While all this was going on, I had been speaking to my aunt Crystal about it, as she has been seeing a man with a teenage son. Crystal was recently divorced and is back out on the singles scene for the first time in thirty years. Many of her dating experiences are in unfamiliar territory. Meeting her new beau’s son was a major milestone in their burgeoning relationship, and she was nervous he wouldn’t like her. I told her there was no way the kid could not like her. Her response was, “Everyone has told me that, but that’s what I thought about my ex-husband’s children, and now they hate my guts.” Luckily the teenager did in fact like her, so much so he gave my aunt Crystal a hug good bye, which according to his father, “he never does.” Crystal's situation is made easier by the fact that I don’t think there is a baby mama in the picture with which to contend.

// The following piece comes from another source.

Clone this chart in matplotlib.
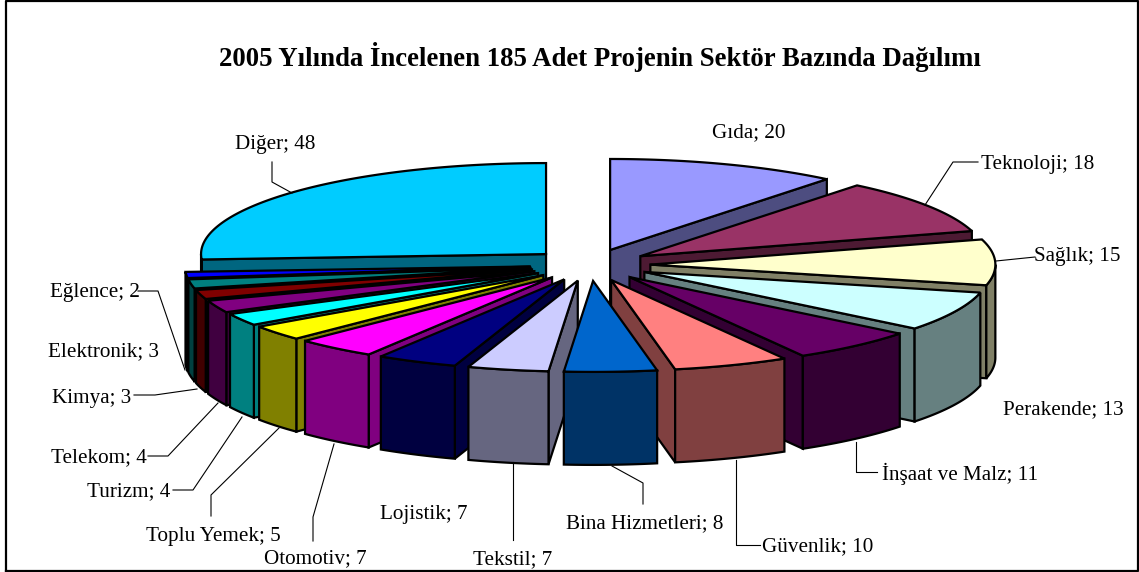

I have enjoyed being able to compare notes with Crystal, even if she is twice my age and was married about as long as I’ve alive. I think in my thirty short years I have learned some important life lessons, and being able to share those with my newly single aunt makes me feel hopeful for us both.

1 comment:

Dan said...

One "this is so hot" comment can work okay - a constant stream of compliments is just plain awkward and yes, seems to communicate immaturity. Though if he was cheating at the time he was probably just commenting to himself.